5. Users can click the ‘more details’ button to check detailed information for the ncRNA biomarker.

6. By clicking on the network logo, the interaction network of different types of ncRNA biomarkers will be shown.

7. Biomarker results can be downloaded in excel or csv format.

8. Input an interested non-coding RNA biomarker for search.

Single cell Result

1. The results of single-cell sequencing analysis for the corresponding genes of the biomarkers are displayed.

2. Each entry includes the name of the gene, the corresponding biomarker, the RNA type of the biomarker and the cancer implicated in single-cell sequencing analysis.

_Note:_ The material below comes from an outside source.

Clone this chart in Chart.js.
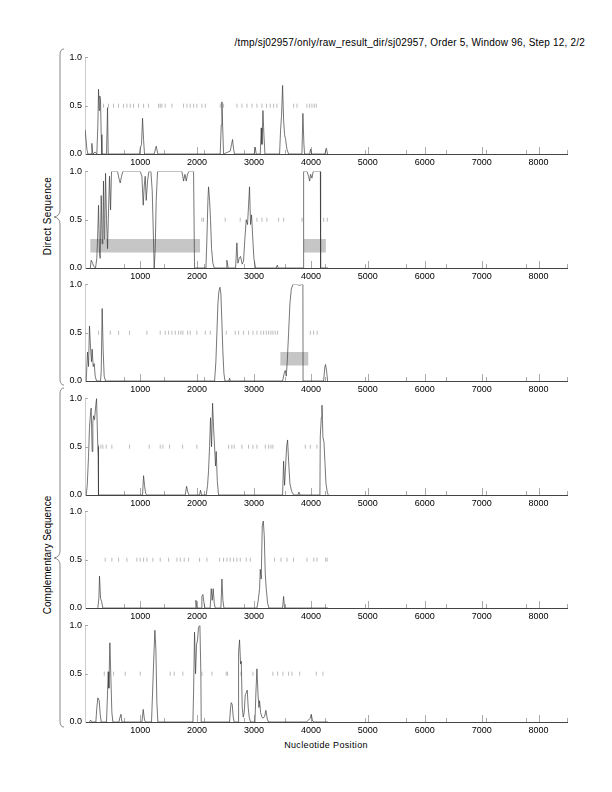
<!DOCTYPE html>
<html>
<head>
<meta charset="utf-8">
<script src="https://cdn.jsdelivr.net/npm/chart.js@4.4.0/dist/chart.umd.min.js"></script>
<style>
  body { margin: 0; background: #fff; }
  #page { position: relative; width: 612px; height: 792px; font-family: "Liberation Sans", Arial, sans-serif; }
  .panel { position: absolute; left: 0; width: 612px; height: 121px; }
  .txt { position: absolute; font-size: 9px; color: #000; white-space: nowrap; }
  .vert { font-size: 10px; transform: translate(-50%, -50%) rotate(-90deg); }
</style>
</head>
<body>
<div id="page">
  <div class="txt" style="right:27px; top:37px; font-size:10px; letter-spacing:0.2px;">/tmp/sj02957/only/raw_result_dir/sj02957, Order 5, Window 96, Step 12, 2/2</div>
  <div class="txt vert" style="left:47px; top:216px; letter-spacing:0.3px;">Direct Sequence</div>
  <div class="txt vert" style="left:47px; top:555px;">Complementary Sequence</div>
  <div class="txt" style="left:326px; top:740px; transform: translateX(-50%); letter-spacing:0.35px;">Nucleotide Position</div>
  <svg width="612" height="792" style="position:absolute; left:0; top:0;">
    <path d="M64 49 Q60 49 60 55 L60 210 Q60 216 54 217 Q60 218 60 224 L60 379 Q60 385 64 385" fill="none" stroke="#888" stroke-width="1"/>
    <path d="M64 388 Q60 388 60 394 L60 551 Q60 557 54 558 Q60 559 60 565 L60 721 Q60 727 64 727" fill="none" stroke="#888" stroke-width="1"/>
  </svg>
</div>
<script>
// axis ticks
const xTicks = [1000, 2000, 3000, 4000, 5000, 6000, 7000, 8000];
const minorTicks = [708, 1416, 2124, 2832, 3540, 4248, 4956, 5664, 6372, 7080, 7788, 8496];
const yTicks = [0, 0.5, 1.0];
const panelTops = [55, 169, 282, 396, 509, 623];

// direct sequence, frame traces [position, probability]
const trace1 = [[33,0.25],[63,0.05],[80,0],[139,0],[150,0.11],[168,0],[209,0.02],[238,0],[256,0.3],[268,0.67],[280,0.45],[291,0.6],[303,0.55],[315,0.2],[327,0],
  [408,0],[426,0.48],[438,0],[988,0],[1000,0.06],[1023,0.1],[1041,0.37],[1059,0.15],[1076,0],[1246,0],[1281,0.08],[1311,0],
  [2406,0],[2424,0.3],[2436,0.54],[2448,0.3],[2465,0],[2582,0.03],[2606,0.1],[2623,0.15],[2641,0.05],[2658,0],
  [3004,0],[3022,0.07],[3039,0],[3110,0],[3127,0.27],[3139,0.1],[3157,0.45],[3174,0.2],[3192,0],
  [3449,0],[3467,0.25],[3484,0.4],[3502,0.71],[3520,0.35],[3537,0.2],[3555,0.15],[3578,0.05],[3608,0],
  [3842,0],[3859,0.42],[3877,0.1],[3889,0],[3977,0],[3994,0.05],[4012,0],[4246,0],[4270,0.06],[4293,0],[4300,0]];
const trace2 = [[122,0],[139,0.08],[163,0.05],[180,0.02],[215,0],[238,0.1],[256,0.4],[268,0.65],[285,0.15],[297,0.1],[315,0.75],[332,0.25],[344,0.35],[355,0.9],[367,0.3],[379,0.5],[391,0.98],[408,0.5],[426,0.2],[444,0.6],[461,0.95],[479,0.6],[496,1.0],
  [602,1.0],[626,0.93],[649,0.88],[672,0.95],[696,1.0],[1000,1.0],[1030,0.95],[1053,0.65],[1071,0.85],[1088,0.95],[1106,0.7],[1129,0.9],[1153,1.0],
  [1188,1.0],[1211,0.8],[1229,0.4],[1246,0],[1264,0.2],[1281,0.7],[1305,1.0],[1733,1.0],[1762,0.9],[1786,0.97],[1809,0.9],[1832,0.97],[1856,1.0],[1938,1.0],[1955,0],
  [2155,0],[2172,0.3],[2190,0.7],[2201,0.84],[2219,0.7],[2236,0.5],[2254,0.2],[2277,0.05],[2301,0],[2511,0],[2523,0.08],[2546,0],
  [2676,0],[2699,0.26],[2717,0.05],[2740,0.1],[2763,0.12],[2793,0.04],[2816,0.07],[2839,0.3],[2863,0.5],[2886,0.45],[2904,0.65],[2921,0.84],[2939,0.45],[2957,0.55],[2974,0.35],[2998,0.1],[3027,0],
  [3391,0],[3409,0.03],[3426,0],[3868,0],[3872,1.0],[3930,1.0],[3959,0.95],[3977,0.9],[3994,0.97],[4018,0.93],[4041,1.0],[4166,1.0],[4170,0],[4300,0]];
const trace3 = [[51,0],[74,0.3],[92,0.15],[109,0.57],[127,0.35],[145,0.2],[156,0.33],[174,0.15],[192,0.18],[209,0.05],[233,0],
  [303,0],[315,0.1],[332,0.75],[350,0.3],[367,0.05],[391,0],[2307,0],[2330,0.2],[2348,0.5],[2366,0.8],[2383,0.93],[2401,0.97],[2418,0.9],[2436,0.6],[2453,0.3],[2471,0.08],[2489,0],
  [2559,0],[2571,0.03],[2582,0],[3502,0],[3531,0.08],[3549,0.11],[3567,0.05],[3584,0.2],[3608,0.5],[3631,0.8],[3655,0.95],[3684,1.0],[3754,1.0],[3801,0.99],[3842,1.0],[3859,1.0],[3862,0],
  [4223,0],[4246,0.15],[4258,0.17],[4276,0.1],[4293,0],[4300,0]];

// complementary sequence, frame traces
const trace4 = [[51,0],[69,0.1],[92,0.4],[109,0.7],[127,0.85],[139,0.9],[156,0.45],[168,0.75],[180,0.82],[197,0.78],[215,0.9],[233,1.0],[250,0.6],[262,0.4],[266,0.5],[268,0],
  [1041,0],[1059,0.2],[1076,0.1],[1094,0.02],[1112,0],[1791,0],[1815,0.09],[1838,0.03],[1856,0],[2043,0],[2060,0.05],[2078,0],
  [2160,0],[2184,0.1],[2201,0.25],[2219,0.5],[2236,0.8],[2254,0.5],[2272,0.95],[2289,0.7],[2307,0.5],[2324,0.3],[2336,0.45],[2354,0.15],[2377,0],
  [3502,0],[3520,0.35],[3537,0.1],[3555,0.3],[3573,0.5],[3590,0.57],[3608,0.35],[3631,0.12],[3660,0.04],[3696,0],[3772,0],[3789,0.03],[3807,0],
  [4158,0],[4164,0.6],[4182,0.8],[4194,0.93],[4211,0.6],[4229,0.55],[4246,0.35],[4264,0.12],[4287,0.03],[4305,0]];
const trace5 = [[256,0],[274,0.1],[285,0.33],[303,0.1],[321,0.07],[344,0],[1967,0],[1979,0.08],[1996,0],[2072,0],[2084,0.12],[2102,0.14],[2119,0.06],[2137,0],
  [2230,0],[2248,0.2],[2266,0.08],[2283,0.2],[2301,0.05],[2318,0],[2418,0],[2436,0.3],[2453,0.08],[2471,0],
  [3051,0],[3074,0.08],[3098,0.2],[3110,0.4],[3127,0.3],[3145,0.85],[3163,0.9],[3180,0.75],[3198,0.35],[3215,0.2],[3239,0.05],[3262,0],
  [3502,0],[3520,0.12],[3537,0],[4300,0]];
const trace6 = [[111,0],[127,0.02],[156,0],[221,0],[238,0.15],[256,0.25],[280,0.22],[297,0.08],[315,0],[408,0],[426,0.3],[438,0.52],[449,0.35],[467,0.82],[485,0.45],[502,0.1],[520,0],
  [626,0],[649,0.06],[661,0.08],[679,0],[1030,0],[1053,0.13],[1076,0.02],[1094,0],[1199,0],[1217,0.3],[1235,0.6],[1258,0.95],[1276,0.75],[1293,0.2],[1311,0],
  [1926,0],[1938,0.3],[1955,0.93],[1973,0.5],[1990,0.8],[2008,0.85],[2025,0.98],[2049,1.0],[2066,0.5],[2072,0],
  [2570,0],[2588,0.15],[2600,0.2],[2617,0.18],[2635,0.05],[2652,0],[2723,0],[2729,0.72],[2746,0.85],[2764,0.6],[2776,0.63],[2793,0.15],[2811,0.05],[2828,0.1],[2846,0.28],[2863,0.3],[2881,0.33],[2898,0.15],[2916,0.05],[2939,0],
  [3016,0],[3033,0.3],[3051,0.55],[3069,0.3],[3086,0.15],[3098,0.22],[3115,0.1],[3139,0.05],[3162,0.04],[3186,0.06],[3209,0.12],[3233,0.03],[3256,0],
  [3918,0],[3959,0.02],[3988,0.04],[4006,0.08],[4029,0.01],[4059,0],[4300,0]];

// stop codon positions (drawn at 0.5)
const stops1 = [356,444,532,619,707,766,825,883,971,1059,1147,1323,1352,1381,1440,1557,1762,1821,1879,1938,1996,2084,2143,2406,2465,2700,2788,2876,2964,3052,3140,3220,3285,3344,3403,3696,3755,3930,3977,4018,4059,4094];
const stops2 = [2084,2113,2494,2758,3051,3140,3227,3432,3520,3843,4224,4288];
const stops3 = [268,474,620,813,1118,1352,1440,1499,1557,1616,1675,1716,1751,1833,1879,1996,2143,2231,2512,2670,2729,2817,2905,2981,3051,3121,3168,3215,3256,3297,3332,3373,3414,3990,4047,4110];
const stops4 = [268,309,344,403,502,813,1159,1352,1399,1516,1745,1996,2553,2611,2652,2787,2905,2981,3051,3198,3256,3297,3332,3901,3989,4106];
const stops5 = [385,502,620,766,942,1000,1059,1118,1223,1352,1499,1645,1704,1774,1850,2043,2172,2395,2465,2524,2582,2641,2700,2758,2864,2934,3362,3474,3579,3696,3930,4050,4106,4260,4285];
const stops6 = [368,532,737,1000,1527,1598,1750,2084,2260,2512,2536,2770,2981,3332,3414,3508,3608,3667,3801,4094,4211];

// predicted regions [start, end]
const boxes2 = [[121, 2054], [3870, 4264]];
const boxes3 = [[3460, 3958]];
const boxLow = 0.16, boxHigh = 0.30;

const traces = [trace1, trace2, trace3, trace4, trace5, trace6];
const stops = [stops1, stops2, stops3, stops4, stops5, stops6];
const boxes = [[], boxes2, boxes3, [], [], []];

const inwardTicks = {
  id: 'inwardTicks',
  beforeDatasetsDraw(chart) {
    const {ctx, chartArea, scales: {x, y}} = chart;
    ctx.save();
    ctx.strokeStyle = '#aaa';
    ctx.lineWidth = 1;
    ctx.beginPath();
    xTicks.forEach(v => {
      const px = Math.round(x.getPixelForValue(v)) + 0.5;
      ctx.moveTo(px, chartArea.bottom);
      ctx.lineTo(px, chartArea.bottom - 7);
    });
    minorTicks.forEach(v => {
      const px = Math.round(x.getPixelForValue(v)) + 0.5;
      ctx.moveTo(px, chartArea.bottom);
      ctx.lineTo(px, chartArea.bottom - 4);
    });
    yTicks.slice(1).forEach(v => {
      const py = Math.round(y.getPixelForValue(v)) + 0.5;
      ctx.moveTo(chartArea.left, py);
      ctx.lineTo(chartArea.left + 3, py);
    });
    ctx.stroke();
    ctx.restore();
  }
};

const tickFont = {family: '"Liberation Sans", Arial, sans-serif', size: 9};

traces.forEach((trace, i) => {
  const div = document.createElement('div');
  div.className = 'panel';
  div.style.top = (panelTops[i] - 6) + 'px';
  const canvas = document.createElement('canvas');
  div.appendChild(canvas);
  document.getElementById('page').appendChild(div);

  const datasets = [];
  datasets.push({
    data: trace.map(p => ({x: p[0], y: p[1]})),
    borderColor: '#3c3c3c', borderWidth: 0.7, pointRadius: 0, fill: false, order: 0
  });
  datasets.push({
    data: stops[i].map(v => ({x: v, y: 0.5})),
    showLine: false, pointStyle: 'line', rotation: 90, pointRadius: 2,
    pointBorderWidth: 0.8, pointBorderColor: '#aaa', order: 1
  });
  boxes[i].forEach(b => {
    datasets.push({
      data: [{x: b[0], y: boxHigh}, {x: b[1], y: boxHigh}],
      borderWidth: 0, pointRadius: 0, fill: {value: boxLow},
      backgroundColor: '#c6c6c6', order: 2
    });
  });

  new Chart(canvas, {
    type: 'line',
    data: {datasets: datasets},
    options: {
      animation: false,
      responsive: true,
      maintainAspectRatio: false,
      layout: {padding: {top: 6, right: 45, left: 0, bottom: 0}},
      plugins: {legend: {display: false}, tooltip: {enabled: false}},
      scales: {
        x: {
          type: 'linear', min: 30, max: 8500,
          afterBuildTicks: s => { s.ticks = xTicks.map(v => ({value: v})); },
          afterFit: s => { s.height = 16; },
          grid: {display: false, drawTicks: false},
          border: {display: true, color: '#444', width: 1},
          ticks: {font: tickFont, color: '#000', padding: 3, maxRotation: 0, autoSkip: false, callback: v => String(v)}
        },
        y: {
          min: 0, max: 1,
          afterBuildTicks: s => { s.ticks = yTicks.map(v => ({value: v})); },
          afterFit: s => { s.width = 85; },
          grid: {display: false, drawTicks: false},
          border: {display: true, color: '#ccc', width: 1},
          ticks: {font: tickFont, color: '#000', padding: 3, callback: v => v.toFixed(1)}
        }
      }
    },
    plugins: [inwardTicks]
  });
});
</script>
</body>
</html>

3. Users can explore the average log2 fold change value, adjusted p-value and description of the gene in the differential expression analysis at the single-cell level.

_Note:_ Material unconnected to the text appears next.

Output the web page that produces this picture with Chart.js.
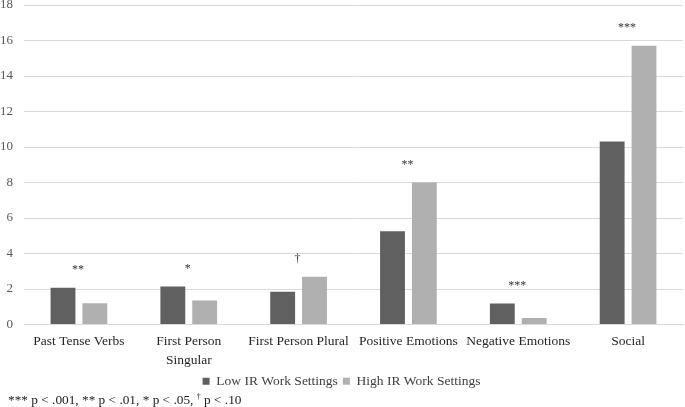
<!DOCTYPE html>
<html>
<head>
<meta charset="utf-8">
<script src="https://cdn.jsdelivr.net/npm/chart.js@4"></script>
<style>
  html, body { margin: 0; padding: 0; background: #fff; }
  #wrap { position: relative; width: 685px; height: 407px; }
  #note {
    position: absolute; left: 8px; top: 392px;
    font: 13.3px "Liberation Serif", "Times New Roman", serif; color: #222;
    white-space: nowrap;
  }
  #note sup { font-size: 8px; }
</style>
</head>
<body>
<div id="wrap">
  <canvas id="myChart" width="685" height="407"></canvas>
  <div id="note">*** p &lt; .001, ** p &lt; .01, * p &lt; .05, <sup>†</sup> p &lt; .10</div>
</div>
<script>
const categories = ["Past Tense Verbs", ["First Person", "Singular"], "First Person Plural",
  "Positive Emotions", "Negative Emotions", "Social"];
const lowIR = [2.07, 2.14, 1.84, 5.25, 1.18, 10.31];
const highIR = [1.2, 1.35, 2.69, 8.0, 0.36, 15.7];
const significance = ["**", "*", "†", "**", "***", "***"];
const yTicks = [0, 2, 4, 6, 8, 10, 12, 14, 16, 18];

const serif = "'Liberation Serif', 'Times New Roman', serif";

// draws the significance marks above each pair of bars
const sigMarks = {
  id: "sigMarks",
  afterDatasetsDraw(chart) {
    const ctx = chart.ctx;
    const y = chart.scales.y;
    const x = chart.scales.x;
    ctx.save();
    ctx.fillStyle = "#333";
    ctx.font = "12px " + serif;
    ctx.textAlign = "center";
    ctx.textBaseline = "middle";
    significance.forEach((s, i) => {
      const top = y.getPixelForValue(Math.max(lowIR[i], highIR[i]));
      ctx.fillText(s, x.getPixelForValue(i) - 1, top - 18);
    });
    ctx.restore();
  }
};

new Chart(document.getElementById("myChart"), {
  type: "bar",
  data: {
    labels: categories,
    datasets: [
      { label: "Low IR Work Settings", data: lowIR, backgroundColor: "#606060" },
      { label: "High IR Work Settings", data: highIR, backgroundColor: "#b0b0b0" }
    ]
  },
  options: {
    responsive: false,
    animation: false,
    layout: { padding: { top: 5, right: 2, bottom: 9, left: 0 } },
    datasets: { bar: { categoryPercentage: 0.58, barPercentage: 0.78 } },
    plugins: {
      tooltip: { enabled: false },
      legend: {
        position: "bottom",
        labels: {
          boxWidth: 7, boxHeight: 7, padding: 5,
          color: "#404040",
          font: { family: serif, size: 13.5 }
        }
      }
    },
    scales: {
      x: {
        grid: { display: false, drawTicks: false },
        border: { color: "#d9d9d9" },
        afterFit(axis) { axis.paddingLeft = 0; axis.paddingRight = 0; axis.height = 45; },
        ticks: { color: "#262626", font: { family: serif, size: 13.5, lineHeight: 1.4 }, maxRotation: 0, padding: 8 }
      },
      y: {
        min: 0, max: 18,
        afterBuildTicks(axis) { axis.ticks = yTicks.map(v => ({ value: v })); },
        afterFit(axis) { axis.paddingTop = 0; axis.width = 24; },
        grid: { color: "#d9d9d9", drawTicks: false },
        border: { display: false },
        ticks: { color: "#595959", font: { family: serif, size: 13 }, padding: 11 }
      }
    }
  },
  plugins: [sigMarks]
});
</script>
</body>
</html>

4. Users can obtain sequencing platform information and quality control steps in single-cell sequencing analysis.

5. Users are allowed to acquire more detailed information in the original literature by clicking the 'PMID' link.

6. Single cell results can be downloaded in excel or csv format.

7. Input an interested gene or RNA biomarker for search.

1. Users are allowed to search for non-coding RNA biomarkers by RNA name or gene name.

2. Input an interested cancer type to search for non-coding biomarkers.

3. Select some interested biological functions for advanced search.

4. Select some interested clinical applications for advanced search.

SCancerRNA provides two modules on the ‘single cell’ page, which allows users to easily access biomarkers associated with genes of interest and to discover single-cell expression data associated with specific cancers.

1. By searching for a gene in the search bar on the right side of the module, users are able to obtain the differential expression data for the gene in different cancers and different cell types and the SCancerRNA link of the corresponding biomarker.

2. In the ‘Biomarker in single cell’ module, results can be downloaded in excel or csv format.

3. Users are able to select a cancer type in the cancer drop-down bar on the right to obtain differential expression data for genes associated with the selected cancer at the single-cell level.

4. Input an interested gene or RNA biomarker for search.

5. In the ‘Cancer’ module, results can be downloaded in excel or csv format.

The visualization of detailed statistics of SCancerRNA is provided in the "Statistics" page.

Users can explore the data through visualizations according to their needs.

All the data from the SCancerRNA database can be accessed on the ‘Download’ page.

Users can click the arrow symbol next to the file to download their interested data.

Users need to input their data into corresponding blanks and submit. Users can also select the biological functions and clinical applications of each biomarker to provide more detailed and comprehensive information for SCancerRNA.

We will further curate the submitted information to determine whether to add the new entries to the database or not.